Directions:
Go through the records and show each line where the word "this" occurs.

Records:
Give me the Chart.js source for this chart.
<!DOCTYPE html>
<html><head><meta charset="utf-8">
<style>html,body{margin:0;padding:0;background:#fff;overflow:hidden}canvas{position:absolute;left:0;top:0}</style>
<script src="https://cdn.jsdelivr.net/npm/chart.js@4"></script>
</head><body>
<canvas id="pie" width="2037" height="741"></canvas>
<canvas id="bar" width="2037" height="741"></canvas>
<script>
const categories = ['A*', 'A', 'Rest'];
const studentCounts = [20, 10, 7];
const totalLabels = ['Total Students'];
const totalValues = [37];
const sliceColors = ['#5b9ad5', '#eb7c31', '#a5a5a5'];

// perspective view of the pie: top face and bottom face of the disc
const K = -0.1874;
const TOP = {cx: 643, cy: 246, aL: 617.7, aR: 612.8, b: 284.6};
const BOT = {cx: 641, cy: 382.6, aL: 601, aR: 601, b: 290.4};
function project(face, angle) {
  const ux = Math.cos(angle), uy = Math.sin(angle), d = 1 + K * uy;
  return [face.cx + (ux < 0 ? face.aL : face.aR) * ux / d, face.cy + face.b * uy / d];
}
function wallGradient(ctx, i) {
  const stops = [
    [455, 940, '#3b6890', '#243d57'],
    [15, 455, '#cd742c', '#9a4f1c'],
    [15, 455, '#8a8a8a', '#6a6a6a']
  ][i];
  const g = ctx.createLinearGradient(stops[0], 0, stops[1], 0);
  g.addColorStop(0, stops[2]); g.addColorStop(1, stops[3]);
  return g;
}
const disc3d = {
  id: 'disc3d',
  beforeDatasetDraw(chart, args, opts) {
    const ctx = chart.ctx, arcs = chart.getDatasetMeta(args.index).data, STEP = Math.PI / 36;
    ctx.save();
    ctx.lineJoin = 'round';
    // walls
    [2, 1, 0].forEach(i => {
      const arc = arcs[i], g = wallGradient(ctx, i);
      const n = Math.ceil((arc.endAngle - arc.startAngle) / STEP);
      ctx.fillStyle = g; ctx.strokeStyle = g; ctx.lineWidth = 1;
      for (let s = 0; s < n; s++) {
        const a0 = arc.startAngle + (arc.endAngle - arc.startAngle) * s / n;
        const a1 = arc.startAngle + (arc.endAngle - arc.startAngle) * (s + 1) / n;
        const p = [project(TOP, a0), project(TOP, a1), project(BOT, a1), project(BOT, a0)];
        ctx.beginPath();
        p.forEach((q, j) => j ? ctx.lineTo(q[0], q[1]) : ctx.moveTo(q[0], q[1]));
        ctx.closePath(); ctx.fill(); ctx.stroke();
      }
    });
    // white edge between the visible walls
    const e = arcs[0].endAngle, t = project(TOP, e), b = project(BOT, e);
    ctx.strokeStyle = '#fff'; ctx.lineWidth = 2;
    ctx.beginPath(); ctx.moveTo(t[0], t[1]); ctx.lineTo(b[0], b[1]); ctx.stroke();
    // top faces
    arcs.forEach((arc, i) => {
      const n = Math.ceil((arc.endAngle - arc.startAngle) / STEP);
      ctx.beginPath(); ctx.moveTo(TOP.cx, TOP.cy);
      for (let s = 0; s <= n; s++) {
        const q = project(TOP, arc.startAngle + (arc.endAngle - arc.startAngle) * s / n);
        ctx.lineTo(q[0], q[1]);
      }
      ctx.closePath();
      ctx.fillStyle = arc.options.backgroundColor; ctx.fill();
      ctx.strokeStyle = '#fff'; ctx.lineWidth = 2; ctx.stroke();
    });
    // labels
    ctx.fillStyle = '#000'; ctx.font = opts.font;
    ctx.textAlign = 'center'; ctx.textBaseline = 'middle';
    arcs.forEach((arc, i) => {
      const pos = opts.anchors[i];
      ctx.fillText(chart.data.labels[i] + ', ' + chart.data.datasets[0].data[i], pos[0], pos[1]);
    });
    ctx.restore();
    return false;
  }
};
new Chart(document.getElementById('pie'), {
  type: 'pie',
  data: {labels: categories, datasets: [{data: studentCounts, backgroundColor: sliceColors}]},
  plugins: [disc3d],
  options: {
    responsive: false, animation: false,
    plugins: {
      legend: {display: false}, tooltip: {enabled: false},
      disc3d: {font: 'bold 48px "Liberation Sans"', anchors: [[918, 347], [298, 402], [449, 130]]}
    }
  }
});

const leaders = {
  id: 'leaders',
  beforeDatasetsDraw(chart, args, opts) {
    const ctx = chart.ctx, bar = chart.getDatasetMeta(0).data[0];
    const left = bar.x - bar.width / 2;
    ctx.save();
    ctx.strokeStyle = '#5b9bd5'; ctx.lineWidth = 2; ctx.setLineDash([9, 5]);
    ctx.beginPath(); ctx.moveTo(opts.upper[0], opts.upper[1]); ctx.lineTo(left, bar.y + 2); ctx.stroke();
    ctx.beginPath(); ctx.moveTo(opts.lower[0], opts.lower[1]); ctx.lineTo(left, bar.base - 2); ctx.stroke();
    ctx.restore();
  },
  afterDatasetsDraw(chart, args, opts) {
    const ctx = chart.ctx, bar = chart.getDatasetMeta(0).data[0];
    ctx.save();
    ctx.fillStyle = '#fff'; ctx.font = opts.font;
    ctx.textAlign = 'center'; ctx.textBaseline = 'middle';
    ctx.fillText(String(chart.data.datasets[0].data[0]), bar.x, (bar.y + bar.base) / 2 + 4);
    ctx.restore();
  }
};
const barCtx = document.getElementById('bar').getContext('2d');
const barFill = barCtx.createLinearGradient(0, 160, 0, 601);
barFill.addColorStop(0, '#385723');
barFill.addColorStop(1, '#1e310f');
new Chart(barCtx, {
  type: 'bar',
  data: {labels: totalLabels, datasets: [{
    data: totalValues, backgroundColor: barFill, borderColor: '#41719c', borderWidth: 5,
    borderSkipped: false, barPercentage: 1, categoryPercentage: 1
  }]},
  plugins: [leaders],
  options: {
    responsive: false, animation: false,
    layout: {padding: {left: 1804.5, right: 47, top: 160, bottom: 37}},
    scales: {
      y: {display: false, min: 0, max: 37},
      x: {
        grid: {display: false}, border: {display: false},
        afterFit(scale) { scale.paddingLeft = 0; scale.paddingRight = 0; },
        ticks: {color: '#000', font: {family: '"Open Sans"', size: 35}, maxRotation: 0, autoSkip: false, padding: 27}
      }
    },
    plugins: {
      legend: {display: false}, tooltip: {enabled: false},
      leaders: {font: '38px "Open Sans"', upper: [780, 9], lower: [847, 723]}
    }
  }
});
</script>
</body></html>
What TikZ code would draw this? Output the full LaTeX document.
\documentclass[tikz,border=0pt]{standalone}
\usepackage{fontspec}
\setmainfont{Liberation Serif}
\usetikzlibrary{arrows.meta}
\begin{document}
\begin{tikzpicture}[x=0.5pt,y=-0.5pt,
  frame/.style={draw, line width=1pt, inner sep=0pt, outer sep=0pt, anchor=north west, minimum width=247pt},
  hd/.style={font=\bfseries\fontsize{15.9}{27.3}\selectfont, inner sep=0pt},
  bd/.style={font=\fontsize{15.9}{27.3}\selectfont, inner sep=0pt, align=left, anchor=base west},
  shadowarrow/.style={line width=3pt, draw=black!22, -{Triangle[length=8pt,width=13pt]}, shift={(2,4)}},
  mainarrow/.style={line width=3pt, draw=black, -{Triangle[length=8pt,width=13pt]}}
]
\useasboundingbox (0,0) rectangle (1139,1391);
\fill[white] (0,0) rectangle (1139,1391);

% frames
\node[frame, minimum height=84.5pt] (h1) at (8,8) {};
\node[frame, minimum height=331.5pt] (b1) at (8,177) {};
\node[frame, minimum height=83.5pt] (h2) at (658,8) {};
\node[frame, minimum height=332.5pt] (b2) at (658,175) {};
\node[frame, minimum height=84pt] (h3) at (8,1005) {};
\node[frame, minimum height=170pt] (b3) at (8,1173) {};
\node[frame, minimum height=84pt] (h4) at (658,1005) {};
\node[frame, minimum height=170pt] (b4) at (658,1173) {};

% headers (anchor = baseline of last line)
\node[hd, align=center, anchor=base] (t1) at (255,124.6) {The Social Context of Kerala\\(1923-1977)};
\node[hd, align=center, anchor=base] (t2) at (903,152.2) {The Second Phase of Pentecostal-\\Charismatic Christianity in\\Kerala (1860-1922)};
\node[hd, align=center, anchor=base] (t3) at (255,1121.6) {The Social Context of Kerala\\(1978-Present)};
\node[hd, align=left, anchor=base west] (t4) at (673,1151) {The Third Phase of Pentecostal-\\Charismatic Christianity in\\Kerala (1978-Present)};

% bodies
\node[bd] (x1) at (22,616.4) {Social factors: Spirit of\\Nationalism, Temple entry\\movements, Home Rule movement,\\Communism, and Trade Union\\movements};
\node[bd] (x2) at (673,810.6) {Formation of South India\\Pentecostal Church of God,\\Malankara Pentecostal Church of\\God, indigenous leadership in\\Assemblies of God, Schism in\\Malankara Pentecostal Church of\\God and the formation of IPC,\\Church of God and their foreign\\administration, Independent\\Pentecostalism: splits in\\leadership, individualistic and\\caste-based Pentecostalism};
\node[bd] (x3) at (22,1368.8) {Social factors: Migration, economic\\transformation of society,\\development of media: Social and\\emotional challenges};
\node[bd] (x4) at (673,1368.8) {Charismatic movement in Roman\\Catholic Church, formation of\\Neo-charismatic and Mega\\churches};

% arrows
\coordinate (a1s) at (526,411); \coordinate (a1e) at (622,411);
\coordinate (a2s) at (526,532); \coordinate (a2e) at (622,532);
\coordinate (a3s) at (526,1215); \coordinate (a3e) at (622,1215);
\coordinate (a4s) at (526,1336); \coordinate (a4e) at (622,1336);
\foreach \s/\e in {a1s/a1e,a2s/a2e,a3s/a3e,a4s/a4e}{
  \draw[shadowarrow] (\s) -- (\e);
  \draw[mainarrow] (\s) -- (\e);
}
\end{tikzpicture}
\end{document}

Finished task:
Give me the Chart.js source for this chart.
What TikZ code would draw this? Output the full LaTeX document.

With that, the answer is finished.